SOURCE EXCERPT →
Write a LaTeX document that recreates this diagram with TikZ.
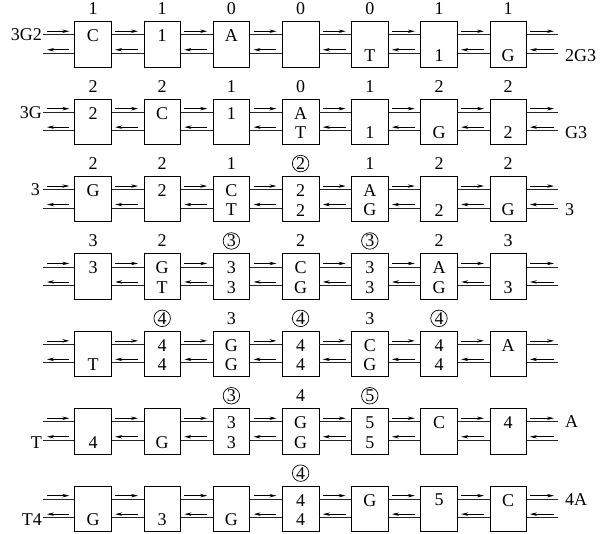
\documentclass[tikz,border=0pt]{standalone}
\usepackage{fontspec}
\setmainfont{Liberation Serif}
\usetikzlibrary{arrows.meta}
\begin{document}
\begin{tikzpicture}[x=1pt,y=-1pt,
  box/.style={draw, line width=0.8pt, minimum width=36.6pt, minimum height=45.5pt, inner sep=0pt},
  txt/.style={font=\fontsize{18}{20}\selectfont, inner sep=0pt},
  circ/.style={txt, draw, circle, line width=0.7pt, minimum size=16.5pt},
  link/.style={line width=0.9pt, black!85},
  arr/.style={line width=0.7pt, -{Stealth[length=7pt,width=3.4pt]}},
]
\useasboundingbox (0,0) rectangle (605,533);
\foreach \r/\data in {
 0/{1/C/{}/0, 1/1/{}/0, 0/A/{}/0, 0/{}/{}/0, 0/{}/T/0, 1/{}/1/0, 1/{}/G/0},
 1/{2/2/{}/0, 2/C/{}/0, 1/1/{}/0, 0/A/T/0, 1/{}/1/0, 2/{}/G/0, 2/{}/2/0},
 2/{2/G/{}/0, 2/2/{}/0, 1/C/T/0, 2/2/2/1, 1/A/G/0, 2/{}/2/0, 2/{}/G/0},
 3/{3/3/{}/0, 2/G/T/0, 3/3/3/1, 2/C/G/0, 3/3/3/1, 2/A/G/0, 3/{}/3/0},
 4/{{}/{}/T/0, 4/4/4/1, 3/G/G/0, 4/4/4/1, 3/C/G/0, 4/4/4/1, {}/A/{}/0},
 5/{{}/{}/4/0, {}/{}/G/0, 3/3/3/1, 4/G/G/0, 5/5/5/1, {}/C/{}/0, {}/4/{}/0},
 6/{{}/{}/G/0, {}/{}/3/0, {}/{}/G/0, 4/4/4/1, {}/G/{}/0, {}/5/{}/0, {}/C/{}/0}}
{
  \pgfmathsetmacro\ym{44.25+77.4*\r}
  \coordinate (lft-\r) at (43,\ym);
  \coordinate (rgt-\r) at (558,\ym);
  \foreach \lab/\up/\lo/\c [count=\i] in \data {
    \pgfmathsetmacro\xc{93+69.2*(\i-1)}
    \node[box] (b-\r-\i) at (\xc,\ym) {};
    \node[txt] (u-\r-\i) at ([yshift=8.5pt]b-\r-\i.center) {\up};
    \node[txt] (d-\r-\i) at ([yshift=-11pt]b-\r-\i.center) {\lo};
    \ifnum\c=1
      \node[circ] (l-\r-\i) at ([yshift=35.5pt]b-\r-\i.center) {\lab};
    \else
      \node[txt] (l-\r-\i) at ([yshift=35.5pt]b-\r-\i.center) {\lab};
    \fi
  }
}
\foreach \r in {0,...,6} {
  \foreach \i [evaluate=\i as \j using int(\i+1)] in {1,...,6} {
    \draw[link] ([yshift=9.5pt]b-\r-\i.east) -- ([yshift=9.5pt]b-\r-\j.west);
    \draw[link] ([yshift=-9pt]b-\r-\i.east) -- ([yshift=-9pt]b-\r-\j.west);
    \draw[arr] ([xshift=3.5pt,yshift=13pt]b-\r-\i.east) -- ([xshift=-5.5pt,yshift=13pt]b-\r-\j.west);
    \draw[arr] ([xshift=-5.5pt,yshift=-5.5pt]b-\r-\j.west) -- ([xshift=3.5pt,yshift=-5.5pt]b-\r-\i.east);
  }
  \draw[link] ([yshift=9.5pt]lft-\r) -- ([yshift=9.5pt]b-\r-1.west);
  \draw[link] ([yshift=-9pt]lft-\r) -- ([yshift=-9pt]b-\r-1.west);
  \draw[arr] ([xshift=4pt,yshift=13pt]lft-\r) -- ([xshift=-5pt,yshift=13pt]b-\r-1.west);
  \draw[arr] ([xshift=-5pt,yshift=-5.5pt]b-\r-1.west) -- ([xshift=4pt,yshift=-5.5pt]lft-\r);
  \draw[link] ([yshift=9.5pt]b-\r-7.east) -- ([yshift=9.5pt]rgt-\r);
  \draw[link] ([yshift=-9pt]b-\r-7.east) -- ([yshift=-9pt]rgt-\r);
  \draw[arr] ([xshift=3pt,yshift=13pt]b-\r-7.east) -- ([xshift=-4pt,yshift=13pt]rgt-\r);
  \draw[arr] ([xshift=-4pt,yshift=-5.5pt]rgt-\r) -- ([xshift=3pt,yshift=-5.5pt]b-\r-7.east);
}
% side labels
\node[txt, anchor=east] (sl-0) at ([xshift=-1pt,yshift=9.5pt]lft-0) {3G2};
\node[txt, anchor=west] (sr-0) at ([xshift=7pt,yshift=-11pt]rgt-0) {2G3};
\node[txt, anchor=east] (sl-1) at ([xshift=-1pt,yshift=9.5pt]lft-1) {3G};
\node[txt, anchor=west] (sr-1) at ([xshift=7pt,yshift=-11pt]rgt-1) {G3};
\node[txt, anchor=east] (sl-2) at ([xshift=-3pt,yshift=9.5pt]lft-2) {3};
\node[txt, anchor=west] (sr-2) at ([xshift=7pt,yshift=-11pt]rgt-2) {3};
\node[txt, anchor=east] (sl-5) at ([xshift=-1pt,yshift=-11pt]lft-5) {T};
\node[txt, anchor=west] (sr-5) at ([xshift=7pt,yshift=9.5pt]rgt-5) {A};
\node[txt, anchor=east] (sl-6) at ([xshift=-1pt,yshift=-11pt]lft-6) {T4};
\node[txt, anchor=west] (sr-6) at ([xshift=7pt,yshift=9.5pt]rgt-6) {4A};
\end{tikzpicture}
\end{document}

WORK TO BE COMPLETED → Copy out the listing exactly as it stands, but not the pictures.

SOLUTION TO THIS TASK →
Write a LaTeX document that recreates this diagram with TikZ.
\documentclass[tikz,border=0pt]{standalone}
\usepackage{fontspec}
\setmainfont{Liberation Serif}
\usetikzlibrary{arrows.meta}
\begin{document}
\begin{tikzpicture}[x=1pt,y=-1pt,
  box/.style={draw, line width=0.8pt, minimum width=36.6pt, minimum height=45.5pt, inner sep=0pt},
  txt/.style={font=\fontsize{18}{20}\selectfont, inner sep=0pt},
  circ/.style={txt, draw, circle, line width=0.7pt, minimum size=16.5pt},
  link/.style={line width=0.9pt, black!85},
  arr/.style={line width=0.7pt, -{Stealth[length=7pt,width=3.4pt]}},
]
\useasboundingbox (0,0) rectangle (605,533);
\foreach \r/\data in {
 0/{1/C/{}/0, 1/1/{}/0, 0/A/{}/0, 0/{}/{}/0, 0/{}/T/0, 1/{}/1/0, 1/{}/G/0},
 1/{2/2/{}/0, 2/C/{}/0, 1/1/{}/0, 0/A/T/0, 1/{}/1/0, 2/{}/G/0, 2/{}/2/0},
 2/{2/G/{}/0, 2/2/{}/0, 1/C/T/0, 2/2/2/1, 1/A/G/0, 2/{}/2/0, 2/{}/G/0},
 3/{3/3/{}/0, 2/G/T/0, 3/3/3/1, 2/C/G/0, 3/3/3/1, 2/A/G/0, 3/{}/3/0},
 4/{{}/{}/T/0, 4/4/4/1, 3/G/G/0, 4/4/4/1, 3/C/G/0, 4/4/4/1, {}/A/{}/0},
 5/{{}/{}/4/0, {}/{}/G/0, 3/3/3/1, 4/G/G/0, 5/5/5/1, {}/C/{}/0, {}/4/{}/0},
 6/{{}/{}/G/0, {}/{}/3/0, {}/{}/G/0, 4/4/4/1, {}/G/{}/0, {}/5/{}/0, {}/C/{}/0}}
{
  \pgfmathsetmacro\ym{44.25+77.4*\r}
  \coordinate (lft-\r) at (43,\ym);
  \coordinate (rgt-\r) at (558,\ym);
  \foreach \lab/\up/\lo/\c [count=\i] in \data {
    \pgfmathsetmacro\xc{93+69.2*(\i-1)}
    \node[box] (b-\r-\i) at (\xc,\ym) {};
    \node[txt] (u-\r-\i) at ([yshift=8.5pt]b-\r-\i.center) {\up};
    \node[txt] (d-\r-\i) at ([yshift=-11pt]b-\r-\i.center) {\lo};
    \ifnum\c=1
      \node[circ] (l-\r-\i) at ([yshift=35.5pt]b-\r-\i.center) {\lab};
    \else
      \node[txt] (l-\r-\i) at ([yshift=35.5pt]b-\r-\i.center) {\lab};
    \fi
  }
}
\foreach \r in {0,...,6} {
  \foreach \i [evaluate=\i as \j using int(\i+1)] in {1,...,6} {
    \draw[link] ([yshift=9.5pt]b-\r-\i.east) -- ([yshift=9.5pt]b-\r-\j.west);
    \draw[link] ([yshift=-9pt]b-\r-\i.east) -- ([yshift=-9pt]b-\r-\j.west);
    \draw[arr] ([xshift=3.5pt,yshift=13pt]b-\r-\i.east) -- ([xshift=-5.5pt,yshift=13pt]b-\r-\j.west);
    \draw[arr] ([xshift=-5.5pt,yshift=-5.5pt]b-\r-\j.west) -- ([xshift=3.5pt,yshift=-5.5pt]b-\r-\i.east);
  }
  \draw[link] ([yshift=9.5pt]lft-\r) -- ([yshift=9.5pt]b-\r-1.west);
  \draw[link] ([yshift=-9pt]lft-\r) -- ([yshift=-9pt]b-\r-1.west);
  \draw[arr] ([xshift=4pt,yshift=13pt]lft-\r) -- ([xshift=-5pt,yshift=13pt]b-\r-1.west);
  \draw[arr] ([xshift=-5pt,yshift=-5.5pt]b-\r-1.west) -- ([xshift=4pt,yshift=-5.5pt]lft-\r);
  \draw[link] ([yshift=9.5pt]b-\r-7.east) -- ([yshift=9.5pt]rgt-\r);
  \draw[link] ([yshift=-9pt]b-\r-7.east) -- ([yshift=-9pt]rgt-\r);
  \draw[arr] ([xshift=3pt,yshift=13pt]b-\r-7.east) -- ([xshift=-4pt,yshift=13pt]rgt-\r);
  \draw[arr] ([xshift=-4pt,yshift=-5.5pt]rgt-\r) -- ([xshift=3pt,yshift=-5.5pt]b-\r-7.east);
}
% side labels
\node[txt, anchor=east] (sl-0) at ([xshift=-1pt,yshift=9.5pt]lft-0) {3G2};
\node[txt, anchor=west] (sr-0) at ([xshift=7pt,yshift=-11pt]rgt-0) {2G3};
\node[txt, anchor=east] (sl-1) at ([xshift=-1pt,yshift=9.5pt]lft-1) {3G};
\node[txt, anchor=west] (sr-1) at ([xshift=7pt,yshift=-11pt]rgt-1) {G3};
\node[txt, anchor=east] (sl-2) at ([xshift=-3pt,yshift=9.5pt]lft-2) {3};
\node[txt, anchor=west] (sr-2) at ([xshift=7pt,yshift=-11pt]rgt-2) {3};
\node[txt, anchor=east] (sl-5) at ([xshift=-1pt,yshift=-11pt]lft-5) {T};
\node[txt, anchor=west] (sr-5) at ([xshift=7pt,yshift=9.5pt]rgt-5) {A};
\node[txt, anchor=east] (sl-6) at ([xshift=-1pt,yshift=-11pt]lft-6) {T4};
\node[txt, anchor=west] (sr-6) at ([xshift=7pt,yshift=9.5pt]rgt-6) {4A};
\end{tikzpicture}
\end{document}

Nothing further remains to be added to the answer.